InstructGPT LLM Model

From GM-RKB
(Redirected from InstructGPT)
Jump to navigation Jump to search

An InstructGPT LLM Model is a finetuned LLM model that is trained to follow instructions and complete requests thoughtfully.



References

2022

  • https://openai.com/blog/instruction-following/
    • QUOTE: We’ve trained language models that are much better at following user intentions than GPT-3 while also making them more truthful and less toxic, using techniques developed through our alignment research. These InstructGPT models, which are trained with humans in the loop, are now deployed as the default language models on our API.

2022

  • https://github.com/openai/following-instructions-human-feedback/blob/main/model-card.md
    • QUOTE: InstructGPT is a GPT-style language model. Researchers at OpenAI developed the model by fine-tuning GPT-3 to follow instructions using human feedback. There are three model sizes: 1.3B, 6B, and 175B parameters.
      • Model date: January 2022
      • Model type: Language model
    • InstructGPT is then further fine-tuned on a dataset labeled by human labelers. The labelers comprise a team of about 40 contractors whom we hired through Upwork and ScaleAI. Our aim was to select a group of labelers who were sensitive to the preferences of different demographic groups, and who were good at identifying outputs that were potentially harmful. Thus, we conducted a screening test designed to measure labeler performance on these axes. We selected labelers who performed well on this test. We collaborated closely with the labelers over the course of the project. We had an onboarding process to train labelers on the project, wrote detailed instructions for each task, and answered labeler questions in a shared chat room.

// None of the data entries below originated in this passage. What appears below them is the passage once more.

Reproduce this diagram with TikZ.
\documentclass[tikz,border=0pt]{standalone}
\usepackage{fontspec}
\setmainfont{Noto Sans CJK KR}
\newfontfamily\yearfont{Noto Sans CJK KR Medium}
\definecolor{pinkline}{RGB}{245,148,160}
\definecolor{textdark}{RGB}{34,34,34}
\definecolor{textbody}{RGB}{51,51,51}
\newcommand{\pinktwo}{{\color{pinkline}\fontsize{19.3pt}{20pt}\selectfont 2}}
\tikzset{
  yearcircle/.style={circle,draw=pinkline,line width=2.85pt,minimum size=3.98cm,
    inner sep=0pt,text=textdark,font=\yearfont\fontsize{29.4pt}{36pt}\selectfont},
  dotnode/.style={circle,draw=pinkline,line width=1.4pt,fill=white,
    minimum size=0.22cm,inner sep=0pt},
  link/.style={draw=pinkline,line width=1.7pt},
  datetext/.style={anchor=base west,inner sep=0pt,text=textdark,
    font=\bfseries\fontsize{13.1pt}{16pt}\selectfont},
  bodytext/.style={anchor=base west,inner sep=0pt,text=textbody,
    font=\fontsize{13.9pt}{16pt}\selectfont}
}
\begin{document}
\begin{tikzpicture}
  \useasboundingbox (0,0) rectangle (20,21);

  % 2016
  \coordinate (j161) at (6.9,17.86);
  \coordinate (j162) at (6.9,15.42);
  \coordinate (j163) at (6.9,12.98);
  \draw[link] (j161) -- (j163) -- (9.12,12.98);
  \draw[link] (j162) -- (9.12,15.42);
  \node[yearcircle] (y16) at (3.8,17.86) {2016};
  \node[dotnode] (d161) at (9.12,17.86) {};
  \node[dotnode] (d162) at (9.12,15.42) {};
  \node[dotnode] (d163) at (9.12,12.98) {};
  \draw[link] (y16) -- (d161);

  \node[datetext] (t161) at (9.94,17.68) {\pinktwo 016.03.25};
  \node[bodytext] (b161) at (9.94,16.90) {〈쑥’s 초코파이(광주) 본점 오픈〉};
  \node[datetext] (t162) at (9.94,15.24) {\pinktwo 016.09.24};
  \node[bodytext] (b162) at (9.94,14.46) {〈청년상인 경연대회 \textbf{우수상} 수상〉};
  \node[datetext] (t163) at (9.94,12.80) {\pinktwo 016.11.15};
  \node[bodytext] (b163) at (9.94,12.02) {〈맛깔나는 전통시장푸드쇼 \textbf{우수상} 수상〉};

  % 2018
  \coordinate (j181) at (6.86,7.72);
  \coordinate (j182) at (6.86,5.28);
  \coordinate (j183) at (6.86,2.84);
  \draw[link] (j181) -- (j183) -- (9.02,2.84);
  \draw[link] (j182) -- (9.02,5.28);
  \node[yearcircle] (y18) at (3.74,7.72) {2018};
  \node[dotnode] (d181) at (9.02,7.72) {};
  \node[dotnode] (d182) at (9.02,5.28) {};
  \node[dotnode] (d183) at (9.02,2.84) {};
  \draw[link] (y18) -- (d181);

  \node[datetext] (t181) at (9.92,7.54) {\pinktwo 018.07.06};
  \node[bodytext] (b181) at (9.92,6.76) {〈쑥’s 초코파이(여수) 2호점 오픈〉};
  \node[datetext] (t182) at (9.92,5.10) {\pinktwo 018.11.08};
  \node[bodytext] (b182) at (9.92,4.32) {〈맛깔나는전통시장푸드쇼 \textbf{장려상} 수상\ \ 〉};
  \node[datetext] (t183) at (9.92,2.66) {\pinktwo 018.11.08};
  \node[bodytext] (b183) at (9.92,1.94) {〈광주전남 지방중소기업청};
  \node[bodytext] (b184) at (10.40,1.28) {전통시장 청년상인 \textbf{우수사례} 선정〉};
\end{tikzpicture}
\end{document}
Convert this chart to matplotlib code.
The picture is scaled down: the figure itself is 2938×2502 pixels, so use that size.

      The dataset consists of input prompts (from the OpenAI API or written by labelers), demonstrations of the desired model behavior written by our labelers, and labeler rankings of outputs from multiple models. The text prompts submitted to the OpenAI API were from an earlier version of the InstructGPT models (trained via supervised learning on a subset of our demonstration data on the Playground interface). Customers using the Playground were informed that their data could be used to train further models via a recurring notification any time InstructGPT models were used. To reduce the risk of the models learning potentially sensitive customer details, we filtered all prompts in the training split for personally identifiable information (PII). Some of our prompts were also written by contractors themselves, because we needed an initial source of instruction-like prompts to bootstrap the process, and these kinds of prompts weren't often submitted to the regular GPT-3 models on the API.

2022

  • (Ouyang et al., 2022) ⇒ Long Ouyang, Jeff Wu, Xu Jiang, Diogo Almeida, Carroll L. Wainwright, Pamela Mishkin, Chong Zhang, Chong Zhang, Sandhini Agarwal, Katarina Slama, Alex Ray, John Schulman, Jacob Hilton, Fraser Kelton, Luke Miller, Maddie Simens, Amanda Askell, Peter Welinder, Paul Christiano, Jan Leike, and Ryan Lowe. (2022). “Training Language Models to Follow Instructions with Human Feedback.” arXiv preprint arXiv:2203.02155
    • ABSTRACT: Making language models bigger does not inherently make them better at following a user's intent. For example, large language models can generate outputs that are untruthful, toxic, or simply not helpful to the user. In other words, these models are not aligned with their users. In this paper, we show an avenue for aligning language models with user intent on a wide range of tasks by fine-tuning with human feedback. Starting with a set of labeler-written prompts and prompts submitted through the OpenAI API, we collect a dataset of labeler demonstrations of the desired model behavior, which we use to fine-tune GPT-3 using supervised learning. We then collect a dataset of rankings of model outputs, which we use to further fine-tune this supervised model using reinforcement learning from human feedback. We call the resulting models InstructGPT. In human evaluations on our prompt distribution, outputs from the 1.3B parameter InstructGPT model are preferred to outputs from the 175B GPT-3, despite having 100x fewer parameters. Moreover, InstructGPT models show improvements in truthfulness and reductions in toxic output generation while having minimal performance regressions on public NLP datasets. Even though InstructGPT still makes simple mistakes, our results show that fine-tuning with human feedback is a promising direction for aligning language models with human intent.